Greenpeace is welcoming the Government’s fresh water work plan as a good step towards clean rivers but criticises it’s lack of immediate action to stop increases in cow numbers and pollution.

“The plan is good news for our rivers in the long-term but it is completely missing interim measures to stop further pollution.” says Greenpeace freshwater campaigner Gen Toop.

“There are already too many cows for our waterways to cope with. Yet there are new dairy farms being built and existing farms are still adding more cows.”

“The Government needs to ban new dairy farms and end any further livestock intensification immediately.”

12 people were recently arrested in the Mackenzie Basin for protesting the construction of a new mega dairy farm, which plans to put 15,000 cows on fragile land just south of Lake Pūkaki.

The conversion is expected to leach tens of thousands of kilo’s of nitrate pollution into the vulnerable glacial rivers and lakes in the catchment.

Plans for more Irrigation and intensification of dairying also threaten to pollute, and potentially irreparably damage Te Waikoropupū springs, among the clearest waters in the world.

“Some of our most precious and fragile catchments, like the Mackenzie Basin and Te Waikoropupū springs, are in imminent danger of more pollution from more cows.”

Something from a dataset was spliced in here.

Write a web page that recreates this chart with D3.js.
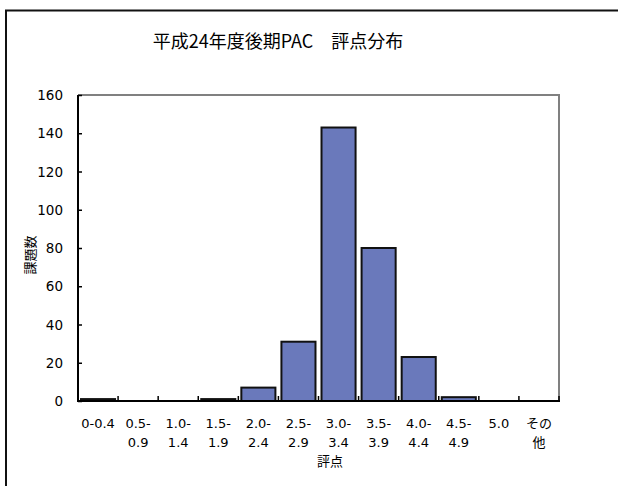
<!DOCTYPE html>
<html>
<head>
<meta charset="utf-8">
<script src="https://cdn.jsdelivr.net/npm/d3@7"></script>
<style>
  html, body { margin: 0; padding: 0; background: #fff; }
  svg { display: block; }
  .num { font-family: "DejaVu Sans", Verdana, sans-serif; font-size: 13.5px; fill: #000; }
  .jp { font-family: "Noto Sans CJK JP", sans-serif; fill: #000; }
</style>
</head>
<body>
<svg id="chart" width="618" height="486"></svg>
<script>
// Score bins and number of assignments in each bin
const categories = ["0-0.4", "0.5-0.9", "1.0-1.4", "1.5-1.9", "2.0-2.4", "2.5-2.9",
                    "3.0-3.4", "3.5-3.9", "4.0-4.4", "4.5-4.9", "5.0", "その他"];
const counts = [1, 0, 0, 1, 7, 31, 143, 80, 23, 2, 0, 0];
// Axis tick labels (x labels wrap onto two lines)
const xTickLines = [["0-0.4"], ["0.5-", "0.9"], ["1.0-", "1.4"], ["1.5-", "1.9"],
                    ["2.0-", "2.4"], ["2.5-", "2.9"], ["3.0-", "3.4"], ["3.5-", "3.9"],
                    ["4.0-", "4.4"], ["4.5-", "4.9"], ["5.0"], ["その", "他"]];
const yTicks = [0, 20, 40, 60, 80, 100, 120, 140, 160];
const title = "平成24年度後期PAC\u3000評点分布";
const xTitle = "評点";
const yTitle = "課題数";

const svg = d3.select("#chart");

// Outer chart frame (continues past the right and bottom edges)
svg.append("rect")
  .attr("x", 6).attr("y", 10.5)
  .attr("width", 640).attr("height", 500)
  .attr("fill", "#fff").attr("stroke", "#111").attr("stroke-width", 2);

const plot = { left: 78, right: 559, top: 95, bottom: 401 };

const x = d3.scaleBand()
  .domain(categories)
  .range([plot.left, plot.right])
  .paddingInner(0.15)
  .paddingOuter(0.075);

const y = d3.scaleLinear()
  .domain([0, 160])
  .range([plot.bottom, plot.top]);

// Title
svg.append("text")
  .attr("class", "jp")
  .attr("x", 278).attr("y", 48)
  .attr("text-anchor", "middle")
  .style("font-size", "18px")
  .text(title);

// Top and right plot border (grey)
svg.append("path")
  .attr("d", `M${plot.left},${plot.top}H${plot.right}V${plot.bottom}`)
  .attr("fill", "none").attr("stroke", "#808080").attr("stroke-width", 2);

// Bars
svg.append("g").selectAll("rect")
  .data(counts)
  .join("rect")
  .attr("x", (d, i) => x(categories[i]))
  .attr("width", x.bandwidth())
  .attr("y", d => y(d))
  .attr("height", d => y(0) - y(d))
  .attr("fill", "#6a79bb")
  .attr("stroke", "#111")
  .attr("stroke-width", 2);

// Y axis with inside ticks
const yAxis = d3.axisLeft(y).tickValues(yTicks).tickSize(-4).tickPadding(15);
const gy = svg.append("g")
  .attr("transform", `translate(${plot.left},0)`)
  .call(yAxis);
gy.select(".domain").attr("stroke", "#000").attr("stroke-width", 2)
  .attr("d", `M0,${plot.top}V${plot.bottom}`);
gy.selectAll(".tick line").attr("stroke", "#000").attr("stroke-width", 1.5);
gy.selectAll(".tick text").attr("class", "num").attr("dy", "0.35em");

// X axis line and boundary ticks between bins
const step = x.step();
const boundaries = d3.range(categories.length + 1).map(i => plot.left + i * step);
const gx = svg.append("g");
gx.append("line")
  .attr("x1", plot.left - 1).attr("x2", plot.right + 1)
  .attr("y1", plot.bottom).attr("y2", plot.bottom)
  .attr("stroke", "#000").attr("stroke-width", 2);
gx.selectAll("line.tk")
  .data(boundaries.slice(1))
  .join("line")
  .attr("class", "tk")
  .attr("x1", d => d).attr("x2", d => d)
  .attr("y1", plot.bottom).attr("y2", plot.bottom - 5)
  .attr("stroke", "#000").attr("stroke-width", 1.5);

// X tick labels (wrapped)
const lbl = svg.append("g").selectAll("text")
  .data(categories)
  .join("text")
  .attr("text-anchor", "middle")
  .attr("class", (d, i) => /^[0-9.\-]+$/.test(d) ? "num" : "jp")
  .style("font-size", "13px")
  .attr("x", d => x(d) + x.bandwidth() / 2)
  .attr("y", 428);
lbl.each(function (d, i) {
  d3.select(this).selectAll("tspan")
    .data(xTickLines[i])
    .join("tspan")
    .attr("x", x(d) + x.bandwidth() / 2)
    .attr("dy", (t, j) => j === 0 ? 0 : 19)
    .text(t => t);
});

// Axis titles
svg.append("text")
  .attr("class", "jp")
  .attr("x", 330).attr("y", 466)
  .attr("text-anchor", "middle")
  .style("font-size", "13px")
  .text(xTitle);

svg.append("text")
  .attr("class", "jp")
  .attr("transform", "translate(35,255) rotate(-90)")
  .attr("text-anchor", "middle")
  .style("font-size", "13px")
  .text(yTitle);
</script>
</body>
</html>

The plan states that there will be “targeted action and investment in at-risk catchments, from now”. However, it is unspecific about what that action will look like.

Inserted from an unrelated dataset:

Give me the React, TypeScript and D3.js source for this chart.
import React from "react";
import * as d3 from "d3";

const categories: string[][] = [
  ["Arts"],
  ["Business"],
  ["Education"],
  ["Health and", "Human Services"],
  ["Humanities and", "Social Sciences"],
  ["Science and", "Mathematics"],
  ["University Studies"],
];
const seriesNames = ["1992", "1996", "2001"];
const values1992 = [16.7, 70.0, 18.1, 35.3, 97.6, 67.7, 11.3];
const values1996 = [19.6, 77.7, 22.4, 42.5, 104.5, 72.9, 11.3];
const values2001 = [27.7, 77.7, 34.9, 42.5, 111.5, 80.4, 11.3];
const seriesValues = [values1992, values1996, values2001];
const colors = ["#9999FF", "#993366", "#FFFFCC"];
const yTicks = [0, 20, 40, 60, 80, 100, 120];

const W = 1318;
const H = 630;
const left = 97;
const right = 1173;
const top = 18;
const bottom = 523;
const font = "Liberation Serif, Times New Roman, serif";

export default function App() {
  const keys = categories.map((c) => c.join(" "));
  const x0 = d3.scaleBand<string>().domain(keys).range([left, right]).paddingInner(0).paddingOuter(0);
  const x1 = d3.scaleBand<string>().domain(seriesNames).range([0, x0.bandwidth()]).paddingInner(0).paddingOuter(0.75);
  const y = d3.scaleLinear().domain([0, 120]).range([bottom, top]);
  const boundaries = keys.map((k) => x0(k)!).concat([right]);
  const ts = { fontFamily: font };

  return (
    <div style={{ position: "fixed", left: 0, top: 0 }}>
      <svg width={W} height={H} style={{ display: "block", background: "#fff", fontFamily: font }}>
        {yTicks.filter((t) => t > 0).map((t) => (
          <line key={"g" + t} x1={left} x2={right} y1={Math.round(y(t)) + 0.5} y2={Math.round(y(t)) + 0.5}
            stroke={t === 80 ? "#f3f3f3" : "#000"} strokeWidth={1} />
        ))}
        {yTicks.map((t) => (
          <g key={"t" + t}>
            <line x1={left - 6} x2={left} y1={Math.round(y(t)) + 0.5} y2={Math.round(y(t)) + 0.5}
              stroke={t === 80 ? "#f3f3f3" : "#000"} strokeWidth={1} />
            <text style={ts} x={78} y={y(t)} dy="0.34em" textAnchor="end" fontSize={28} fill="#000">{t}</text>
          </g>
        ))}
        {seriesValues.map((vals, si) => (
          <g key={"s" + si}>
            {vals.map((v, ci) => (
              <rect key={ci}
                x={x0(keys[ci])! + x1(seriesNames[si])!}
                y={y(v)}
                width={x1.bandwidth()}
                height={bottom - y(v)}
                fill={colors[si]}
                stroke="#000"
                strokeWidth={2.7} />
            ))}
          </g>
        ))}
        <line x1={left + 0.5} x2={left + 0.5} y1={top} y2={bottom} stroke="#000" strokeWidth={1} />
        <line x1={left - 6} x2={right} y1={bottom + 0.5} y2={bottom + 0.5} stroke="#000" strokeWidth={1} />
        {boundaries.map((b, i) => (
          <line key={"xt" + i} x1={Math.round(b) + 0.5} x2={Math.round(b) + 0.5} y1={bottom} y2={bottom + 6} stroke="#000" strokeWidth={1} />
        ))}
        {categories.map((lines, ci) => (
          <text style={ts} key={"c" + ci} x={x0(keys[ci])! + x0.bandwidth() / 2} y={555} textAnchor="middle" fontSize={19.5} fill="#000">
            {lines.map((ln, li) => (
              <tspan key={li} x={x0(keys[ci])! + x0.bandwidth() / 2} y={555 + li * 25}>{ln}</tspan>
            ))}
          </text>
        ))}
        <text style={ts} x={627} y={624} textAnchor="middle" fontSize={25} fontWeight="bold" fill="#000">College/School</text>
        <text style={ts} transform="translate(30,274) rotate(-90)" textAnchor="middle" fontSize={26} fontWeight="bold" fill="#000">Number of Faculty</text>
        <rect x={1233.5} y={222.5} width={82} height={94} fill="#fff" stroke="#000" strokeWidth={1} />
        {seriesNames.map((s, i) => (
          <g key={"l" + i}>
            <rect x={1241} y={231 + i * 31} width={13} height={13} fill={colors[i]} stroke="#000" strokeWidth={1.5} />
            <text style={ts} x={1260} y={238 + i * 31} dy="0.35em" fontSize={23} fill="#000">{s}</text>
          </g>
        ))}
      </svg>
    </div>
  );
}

“70% or our rivers are too polluted to swim in, three quarters of our native freshwater fish are threatened with extinction, and nearly half of our lakes are eutrophic. This is an environmental crisis which demands urgent action, and that’s what this plan lacks.”

“We cannot wait months let alone years to save our rivers and protect these precious places. We need an immediate ban on dairy expansion,” says Toop.

The Greenpeace petition calling for a ban on new dairy farms and an end to further intensification of livestock farming has over 47,000 signatures and continues to rise.